National Labor Relations Board v. Katz

PETITIONER: National Labor Relations Board
LOCATION: United States Court of Appeals District of Columbia Circuit

DECIDED BY: Warren Court (1962)
LOWER COURT: United States Court of Appeals for the Second Circuit

CITATION: 369 US 736 (1962)
ARGUED: Mar 22, 1962
DECIDED: May 21, 1962

Facts of the case


Media for National Labor Relations Board v. Katz

Audio Transcription for Oral Argument - March 22, 1962 (Part 1) in National Labor Relations Board v. Katz

Audio Transcription for Oral Argument - March 22, 1962 (Part 2) in National Labor Relations Board v. Katz

Earl Warren:

Mr. Raphael, you may continue your argument.

Sidney O. Raphael:

Thank you Your Honor.

I'd like to pick up the thread of my argument shortly before we -- Your Honor declared a recess.

Somewhere around April of 1957 after we had gone through 12 hectic bargaining sessions over a period of time, we found ourselves in the position of where we were vacillating between individual collective bargaining, industry wide collective bargaining.

And frankly, I don't think anybody, you, neither the State Mediation Border or the Union or those people who were sitting in as a group in these negotiations in what thing we were bargaining.

I think everybody recognized though that an industry-wide pattern would have been the more preferable method of evolving a collective bargaining agreement because it would've established uniform conditions.

And that was --

Potter Stewart:

This is a metal fabricating industry.

Sidney O. Raphael:

This is metal fabricating Your Honor.

Potter Stewart:

Localized in any area or is it all over the (Voice Overlap) --

Sidney O. Raphael:

No, it's Pennsylvania, New York and New Jersey principally.

Potter Stewart:

Primarily there.

Sidney O. Raphael:

And our members have rather substantial plants in all of these three states.

And what we were trying to achieve is a uniformity of conditions.

And I think the Union went along with that, shall we say sub-consciously, although not voicing it in those words.

Now, the reference has been made in the argument of the petition.

It might have been availed inference that there was a sham bargaining.

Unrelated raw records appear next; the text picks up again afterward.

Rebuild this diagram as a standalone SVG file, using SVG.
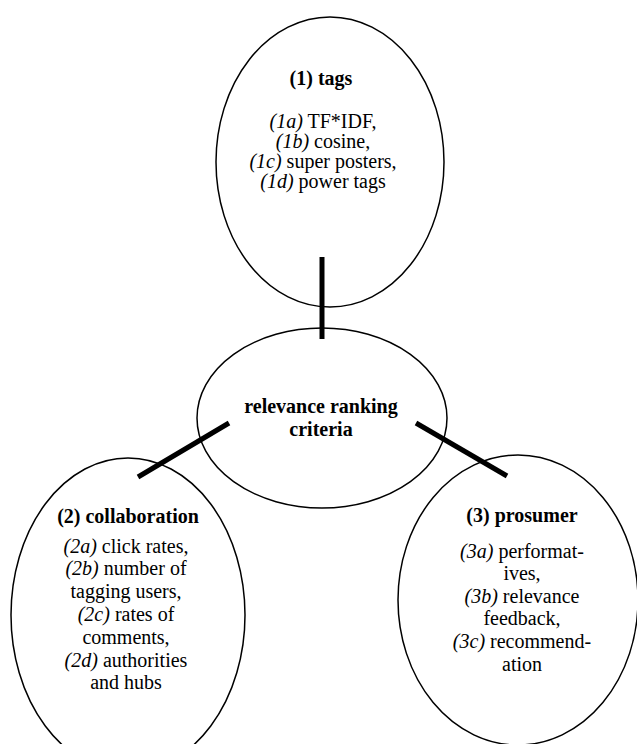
<svg xmlns="http://www.w3.org/2000/svg" width="637" height="744" viewBox="0 0 637 744">
<style>
.bg{fill:#fff}
.node ellipse{fill:none;stroke:#000;stroke-width:1.5}
.conn line{stroke:#000;stroke-width:5}
text{font-family:'Liberation Serif','Times New Roman',serif;font-size:20px;fill:#000;text-anchor:middle}
.b{font-weight:bold}
.i{font-style:italic}
</style>
<rect class="bg" x="0" y="0" width="637" height="744"/>
<g id="tags" class="node">
<ellipse cx="330" cy="162" rx="114" ry="145"/>
<text class="b" x="321" y="85">(1) tags</text>
<text x="323" y="128"><tspan class="i">(1a)</tspan> TF*IDF,</text>
<text x="323" y="148"><tspan class="i">(1b)</tspan> cosine,</text>
<text x="323" y="168"><tspan class="i">(1c)</tspan> super posters,</text>
<text x="323" y="188"><tspan class="i">(1d)</tspan> power tags</text>
</g>
<g id="center" class="node">
<ellipse cx="322" cy="418" rx="125" ry="90"/>
<text class="b" x="321" y="413">relevance ranking</text>
<text class="b" x="321" y="436">criteria</text>
</g>
<g id="collaboration" class="node">
<ellipse cx="128" cy="615" rx="117" ry="157"/>
<text class="b" x="128" y="523">(2) collaboration</text>
<text x="126" y="553"><tspan class="i">(2a)</tspan> click rates,</text>
<text x="126" y="575"><tspan class="i">(2b)</tspan> number of</text>
<text x="126" y="598">tagging users,</text>
<text x="126" y="621"><tspan class="i">(2c)</tspan> rates of</text>
<text x="126" y="644">comments,</text>
<text x="126" y="667"><tspan class="i">(2d)</tspan> authorities</text>
<text x="126" y="689">and hubs</text>
</g>
<g id="prosumer" class="node">
<ellipse cx="518" cy="600" rx="120" ry="145"/>
<text class="b" x="522" y="522">(3) prosumer</text>
<text x="522" y="558"><tspan class="i">(3a)</tspan> performat-</text>
<text x="522" y="580">ives,</text>
<text x="522" y="603"><tspan class="i">(3b)</tspan> relevance</text>
<text x="522" y="625">feedback,</text>
<text x="522" y="648"><tspan class="i">(3c)</tspan> recommend-</text>
<text x="522" y="671">ation</text>
</g>
<g id="connectors" class="conn">
<line x1="322" y1="257" x2="322" y2="339"/>
<line x1="229" y1="423" x2="138" y2="477"/>
<line x1="416" y1="423" x2="507" y2="476"/>
</g>
</svg>
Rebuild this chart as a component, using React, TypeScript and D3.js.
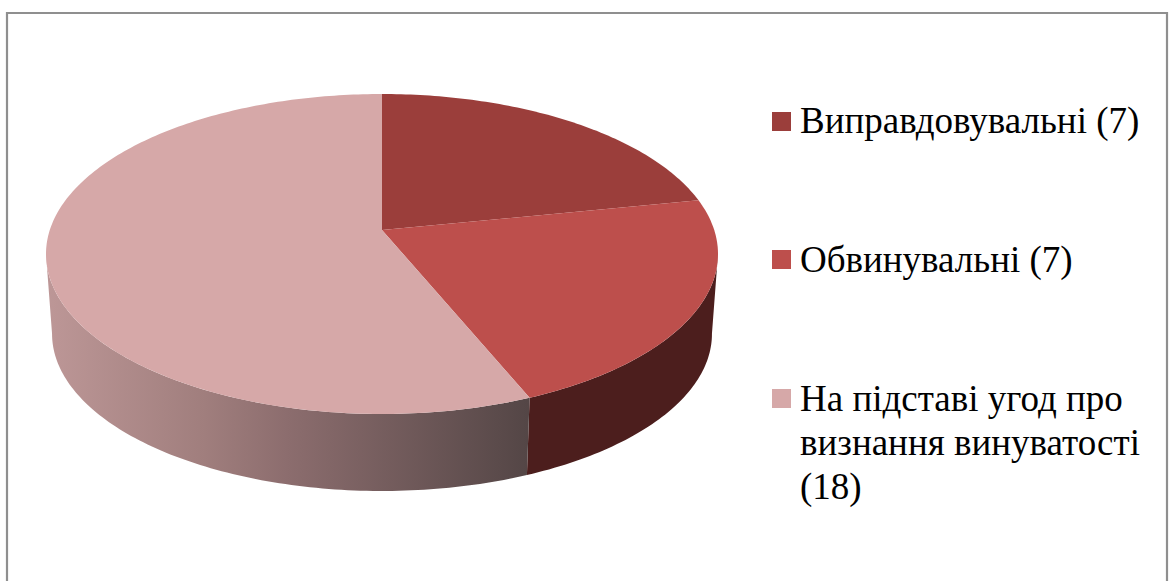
import React from "react";
import * as d3 from "d3";

const categories = ["Виправдовувальні (7)", "Обвинувальні (7)", "На підставі угод про визнання винуватості (18)"];
const seriesValues = [7, 7, 18];
const legendLines = [["Виправдовувальні (7)"], ["Обвинувальні (7)"], ["На підставі угод про", "визнання винуватості", "(18)"]];
const topColors = ["#9b3e3b", "#bd4f4c", "#d6a8a8"];
const sideColors = ["#5e2624", "#4c1e1d", "url(#rimShade)"];

const W = 1169;
const H = 581;

// Perspective projection of a unit disc: the apex is the disc centre, and the
// far edge is foreshortened relative to the near edge.
const apex = { x: 382, y: 230 };
const persp = 0.15;
const spanX = 332.2;
const spanY = 156.4;
const rimDrop = 80.3;
const rimScale = 0.982;

type Pt = [number, number];
const top = (a: number): Pt => {
  const u = Math.sin(a);
  const v = Math.cos(a);
  const d = 1 + persp * v;
  return [apex.x + (spanX * u) / d, apex.y - (spanY * v) / d];
};
const bottom = (a: number): Pt => {
  const [x, y] = top(a);
  return [apex.x + (x - apex.x) * rimScale, apex.y + rimDrop + (y - apex.y) * rimScale];
};

const arcs = d3.pie<number>().sort(null)(seriesValues);
const line = d3.line<Pt>();
const sample = (a0: number, a1: number, f: (a: number) => Pt): Pt[] => {
  const n = Math.max(2, Math.ceil(Math.abs(a1 - a0) * 60));
  return d3.range(n + 1).map((i) => f(a0 + ((a1 - a0) * i) / n));
};

// The wall is visible between the two horizontal extremes of the projected disc.
const wallFrom = Math.acos(-persp);
const wallTo = 2 * Math.PI - wallFrom;

export default function App() {
  const walls = arcs.map((s) => {
    const a0 = Math.max(s.startAngle, wallFrom);
    const a1 = Math.min(s.endAngle, wallTo);
    if (a1 <= a0) return null;
    return line([...sample(a0, a1, top), ...sample(a1, a0, bottom)]) + "Z";
  });
  const faces = arcs.map((s) => line([[apex.x, apex.y], ...sample(s.startAngle, s.endAngle, top)]) + "Z");
  const legendY = [132.5, 271.5, 410.5];
  const swatchY = [112, 250, 389];

  return (
    <svg
      width={W}
      height={H}
      viewBox={`0 0 ${W} ${H}`}
      style={{ position: "absolute", left: 0, top: 0, display: "block", background: "#fff" }}
    >
      <defs>
        <linearGradient id="rimShade" gradientUnits="userSpaceOnUse" x1={46} x2={528} y1={0} y2={0}>
          <stop offset="0" stopColor="#bd9797" />
          <stop offset="0.33" stopColor="#a07e7d" />
          <stop offset="0.5" stopColor="#8c6d6e" />
          <stop offset="1" stopColor="#544646" />
        </linearGradient>
      </defs>
      <path d={`M7 581V13H1167V581`} fill="none" stroke="#8f8f8f" strokeWidth={2.2} />
      {walls.map((d, i) => d && <path key={i} d={d} fill={sideColors[i]} />)}
      {faces.map((d, i) => <path key={i} d={d} fill={topColors[i]} />)}
      {categories.map((c, i) => (
        <g key={c}>
          <rect x={772} y={swatchY[i]} width={19} height={19} fill={topColors[i]} />
          <text
            x={800}
            y={legendY[i]}
            fontFamily="'Liberation Serif', serif"
            fontSize={37}
            fill="#000"
          >
            {legendLines[i].map((t, j) => (
              <tspan key={j} x={800} dy={j === 0 ? 0 : 44}>{t}</tspan>
            ))}
          </text>
        </g>
      ))}
    </svg>
  );
}
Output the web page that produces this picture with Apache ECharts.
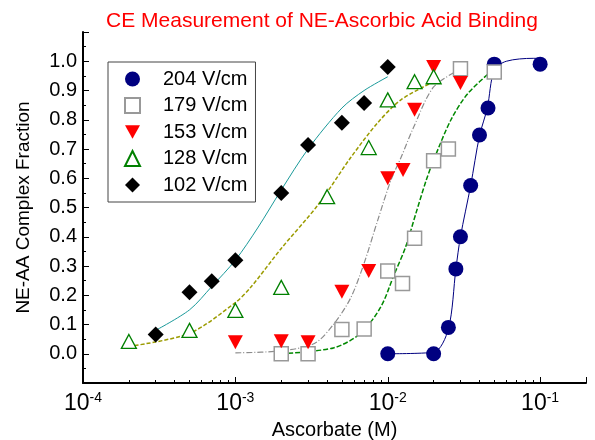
<!DOCTYPE html>
<html>
<head>
<meta charset="utf-8">
<script src="https://cdn.jsdelivr.net/npm/echarts@6/dist/echarts.min.js"></script>
<style>
html, body { margin: 0; padding: 0; background: #fff; }
#main { width: 595px; height: 440px; }
</style>
</head>
<body>
<div id="main"></div>
<script>
// measured points: [ascorbate (M), complex fraction]
const pts204 = [[0.01,0],[0.02,0],[0.025,0.09],[0.028,0.29],[0.03,0.40],[0.035,0.575],[0.04,0.748],[0.0455,0.84],[0.05,0.99],[0.1,0.99]];
const pts179 = [[0.002,0],[0.003,0],[0.005,0.083],[0.007,0.085],[0.01,0.283],[0.0125,0.24],[0.015,0.395],[0.02,0.66],[0.025,0.70],[0.03,0.974],[0.05,0.963]];
const pts153 = [[0.001,0.039],[0.002,0.043],[0.003,0.039],[0.005,0.212],[0.0075,0.283],[0.01,0.60],[0.0126,0.628],[0.015,0.834],[0.02,0.98],[0.03,0.926]];
const pts128 = [[0.0002,0.042],[0.0005,0.08],[0.001,0.148],[0.002,0.227],[0.004,0.537],[0.0075,0.705],[0.01,0.868],[0.015,0.93],[0.02,0.947]];
const pts102 = [[0.0003,0.066],[0.0005,0.21],[0.0007,0.248],[0.001,0.32],[0.002,0.55],[0.003,0.714],[0.005,0.79],[0.007,0.857],[0.01,0.98]];

// fitted curves
const fit204 = [[0.01,0],[0.02,0.005],[0.025,0.085],[0.028,0.29],[0.03,0.40],[0.035,0.575],[0.04,0.745],[0.045,0.84],[0.05,0.97],[0.06,1.0],[0.09,1.01],[0.1,1.01]];
const fit179 = [[0.001,0.003],[0.002,0.01],[0.0033,0.035],[0.0044,0.10],[0.0057,0.19],[0.007,0.31],[0.0086,0.457],[0.0105,0.594],[0.0122,0.67],[0.0148,0.775],[0.02,0.912],[0.0293,0.97]];
const fit153 = [[0.002,0],[0.0044,0.02],[0.0066,0.069],[0.009,0.16],[0.011,0.27],[0.0131,0.365],[0.0153,0.48],[0.0178,0.59],[0.02,0.662],[0.026,0.80],[0.0336,0.89],[0.0512,0.98]];
const fit128 = [[0.0002,0.025],[0.0005,0.07],[0.001,0.175],[0.00126,0.227],[0.002,0.36],[0.0035,0.51],[0.0057,0.67],[0.0086,0.79],[0.0122,0.868],[0.02,0.93]];
const fit102 = [[0.0003,0.08],[0.0005,0.15],[0.0007,0.23],[0.001,0.32],[0.0014,0.43],[0.002,0.56],[0.003,0.70],[0.005,0.84],[0.007,0.90],[0.01,0.947]];

const legendNames = ['204 V/cm', '179 V/cm', '153 V/cm', '128 V/cm', '102 V/cm'];
const majorTicks = [0.0001, 0.001, 0.01, 0.1];
const mantissas = [2, 3, 4, 5, 6, 7, 8, 9];

const minorTicks = [];
majorTicks.forEach(function (d) {
    mantissas.forEach(function (m) {
        const v = +(d * m).toPrecision(3);
        if (v <= 0.2) minorTicks.push(v);
    });
});

const FONT = 'Liberation Sans, Arial, sans-serif';

function fitLine(data, color, type, width) {
    return {
        type: 'line',
        data: data,
        symbol: 'none',
        smooth: 0.3,
        silent: true,
        lineStyle: { color: color, width: width, type: type },
        z: 1
    };
}

function dots(name, data, symbol, size, style, rotate) {
    style.opacity = 1;
    return {
        name: name,
        type: 'scatter',
        data: data,
        symbol: symbol,
        symbolSize: size,
        symbolRotate: rotate || 0,
        itemStyle: style,
        z: 3
    };
}

const legendData = legendNames.map(function (n) {
    if (n === '153 V/cm') return { name: n, icon: 'path://M0,0L10,0L5,9Z' };
    return { name: n };
});

const chart = echarts.init(document.getElementById('main'));
chart.setOption({
    animation: false,
    backgroundColor: '#fff',
    textStyle: { fontFamily: FONT },
    title: {
        text: 'CE Measurement of NE-Ascorbic Acid Binding',
        left: 317,
        textAlign: 'center',
        top: 6,
        textStyle: { color: '#ff0000', fontSize: 21, fontWeight: 'normal', fontFamily: FONT }
    },
    legend: {
        data: legendData,
        orient: 'vertical',
        left: 108,
        top: 62,
        padding: [7, 8, 7, 16],
        itemWidth: 15,
        itemHeight: 15,
        itemGap: 6.5,
        borderColor: '#444',
        borderWidth: 1,
        backgroundColor: '#fff',
        selectedMode: false,
        textStyle: { fontSize: 20, lineHeight: 20, color: '#000', fontFamily: FONT, padding: [0, 0, 0, 18] }
    },
    grid: { left: 83, right: 9, top: 32, bottom: 57, containLabel: false, outerBoundsMode: 'none' },
    xAxis: [{
        type: 'log',
        logBase: 10,
        min: 0.0001,
        max: 0.2,
        name: 'Ascorbate (M)',
        nameLocation: 'middle',
        nameGap: 34,
        nameTextStyle: { fontSize: 20, color: '#000', fontFamily: FONT },
        splitLine: { show: false },
        axisLine: { onZero: false, lineStyle: { color: '#000', width: 2 } },
        axisTick: { inside: true, length: 6, customValues: majorTicks.concat([0.2]), lineStyle: { color: '#000', width: 1 } },
        axisLabel: {
            margin: 8,
            color: '#000',
            customValues: majorTicks,
            formatter: function (v) {
                const e = Math.round(Math.log10(v));
                return '{b|10}{s|' + e + '}';
            },
            rich: {
                b: { fontSize: 23, fontFamily: FONT, color: '#000' },
                s: { fontSize: 14, fontFamily: FONT, color: '#000', padding: [0, 0, 12, 0] }
            }
        }
    }, {
        type: 'log',
        logBase: 10,
        min: 0.0001,
        max: 0.2,
        position: 'bottom',
        splitLine: { show: false },
        axisLine: { show: false, onZero: false },
        axisLabel: { show: false },
        axisTick: { inside: true, length: 3, customValues: minorTicks, lineStyle: { color: '#000', width: 1 } }
    }],
    yAxis: {
        type: 'value',
        min: -0.1,
        max: 1.1,
        interval: 0.1,
        name: 'NE-AA Complex Fraction',
        nameLocation: 'middle',
        nameGap: 50,
        nameTextStyle: { fontSize: 19, color: '#000', fontFamily: FONT },
        splitLine: { show: false },
        axisLine: { onZero: false, lineStyle: { color: '#000', width: 2 } },
        axisTick: { inside: true, length: 6, lineStyle: { color: '#000' } },
        minorTick: { show: true, splitNumber: 2, length: 3, lineStyle: { color: '#000' } },
        axisLabel: {
            margin: 6,
            fontSize: 20,
            color: '#000',
            fontFamily: FONT,
            formatter: function (v) {
                if (v < -0.01 || v > 1.01) return '';
                return v.toFixed(1);
            }
        }
    },
    series: [
        fitLine(fit204, '#000080', 'solid', 1),
        fitLine(fit179, '#8c8c8c', [6, 2, 1, 2], 1.2),
        fitLine(fit153, '#008800', [5, 2], 1.5),
        fitLine(fit128, '#9b9b00', [4, 2], 1.5),
        fitLine(fit102, '#1a9a9a', 'solid', 1),
        dots('204 V/cm', pts204, 'circle', 15, { color: '#000080' }),
        dots('179 V/cm', pts179, 'rect', 14, { color: '#fff', borderColor: '#999', borderWidth: 1.5 }),
        dots('153 V/cm', pts153, 'triangle', [15, 14], { color: '#ff0000' }, 180),
        dots('128 V/cm', pts128, 'triangle', [15, 14], { color: '#fff', borderColor: '#008000', borderWidth: 1.3 }),
        dots('102 V/cm', pts102, 'diamond', 16, { color: '#000' })
    ]
});
</script>
</body>
</html>
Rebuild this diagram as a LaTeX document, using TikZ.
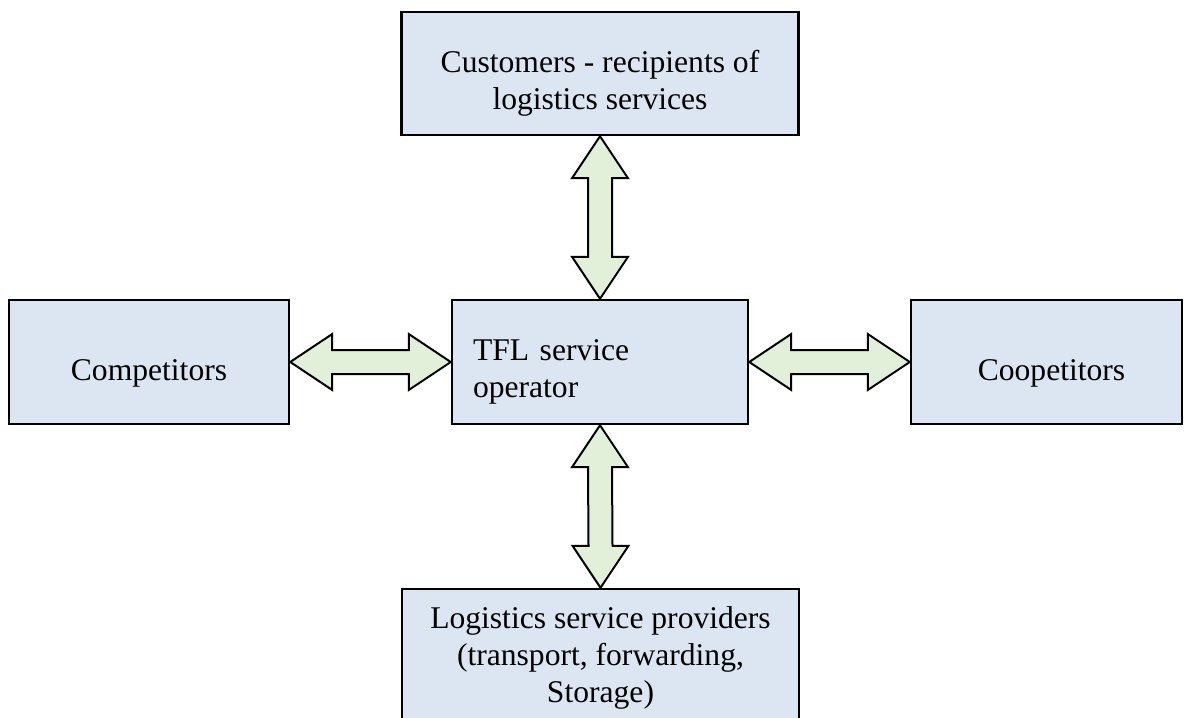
\documentclass[tikz,border=0pt]{standalone}
\usepackage{fontspec}
\setmainfont{Liberation Serif}
\usetikzlibrary{calc}
\definecolor{boxfill}{HTML}{DCE6F2}
\definecolor{arrfill}{HTML}{E2EFD9}
\tikzset{
  box/.style={draw=black, line width=2.4pt, fill=boxfill, inner sep=0pt},
  txt/.style={inner sep=0pt, font=\fontsize{31.6}{37}\selectfont, align=center},
  dbl/.style={draw=black, line width=2pt, fill=arrfill, line join=miter}
}
\begin{document}
\begin{tikzpicture}[x=1pt,y=-1pt]
\useasboundingbox (0,0) rectangle (1185,717);
\clip (0,0) rectangle (1185,717);
\node[box, minimum width=397pt, minimum height=123pt] (t) at (600,73.5) {};
\node[box, minimum width=296pt, minimum height=124pt] (c) at (600,362) {};
\node[box, minimum width=280pt, minimum height=124pt] (l) at (149,362) {};
\node[box, minimum width=271pt, minimum height=124pt] (r) at (1046.5,362) {};
\node[box, minimum width=397pt, minimum height=152pt] (b) at (600.5,665) {};
\node[txt] (tt) at ($(t.center)+(0,10)$) {Customers - recipients of\\logistics services};
\node[txt, text width=254pt, align=left] (ct) at ($(c.center)+(0,10)$) {TFL service\\operator};
\node[txt] (lt) at ($(l.center)+(0,11)$) {Competitors};
\node[txt] (rt) at ($(r.center)+(5,11)$) {Coopetitors};
\node[txt] (bt) at ($(b.center)+(0,-7)$) {Logistics service providers\\(transport, forwarding,\\Storage)};
% horizontal arrows
\draw[dbl] (l.east) -- ++(42,-28) -- ++(0,16) -- ($(c.west)+(-42,-12)$) -- ++(0,-16)
  -- (c.west) -- ++(-42,28) -- ++(0,-16) -- ($(l.east)+(42,12)$) -- ++(0,16) -- cycle;
\draw[dbl] (c.east) -- ++(42,-28) -- ++(0,16) -- ($(r.west)+(-42,-12)$) -- ++(0,-16)
  -- (r.west) -- ++(-42,28) -- ++(0,-16) -- ($(c.east)+(42,12)$) -- ++(0,16) -- cycle;
% vertical arrows
\draw[dbl] (t.south) -- ++(-28,42) -- ++(16,0) -- ($(c.north)+(-12,-42)$) -- ++(-16,0)
  -- (c.north) -- ++(28,-42) -- ++(-16,0) -- ($(t.south)+(12,42)$) -- ++(16,0) -- cycle;
\draw[dbl] (c.south) -- ++(-28,42) -- ++(16,0) -- ($(b.north)+(-12,-42)$) -- ++(-16,0)
  -- (b.north) -- ++(28,-42) -- ++(-16,0) -- ($(c.south)+(12,42)$) -- ++(16,0) -- cycle;
\end{tikzpicture}
\end{document}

Again, I want to repeat that the risk of -- perhaps being redundant that we have real genuine, sincere bargaining and rather lengthy and hectic sessions that resolved many issues and resulted in a wage pattern which meant perhaps over a million dollars as far as our members will consign for a period of a three-year agreement.

Now, when we got down to about the middle of May and the situation became very acute because a strike had been declared against one of the members of the association.

And there was general chaos and disruption among the workers which we contended on the record was generated and inspired by the Union's representatives.

When that situation eventuate, we at that time said to the Union, “Look, if we cannot agree amicably on what constitutes the format of a collective agreement, let us give this thing to the American Arbitration Association for them, for an arbitrator or a panel of arbitrators to be chosen who have the expertise in dealing with these problems and we are agreeable to be bound by their award.”

Well, surprisingly, the Union refused to go along.

And with the result that the -- there was a complete impasse at that time.

The Union wrote us a letter, we wrote the Union a letter and for a period of two months, we heard nothing from the Union at all.

So that following May the 17th, which is a local date, somewhere at the beginning of July and just about the time when the certification year was to expire, the employees were then the collective bargaining unit, sua sponte disowned the Union, notified us that they were no longer interested in having the union bargain for them collectively.

But even before this impasse resulted in May of 1957, we had another curious situation which brought about an impasse and that was this.

While we were engaged in this overall industry-wide bargaining the Union went and they used the divide and conquer procedure which they have a perfect right to do.

It's -- all is fair in an economic war, we agree to that.

And they went and obtained a collective agreement from the largest employer in the industry operating a plant in Pottsville, Pennsylvania.

And in this agreement, a clause was written which stated, “No other employee shall be accorded times and conditions more favorable than those that are prescribed in this contract.”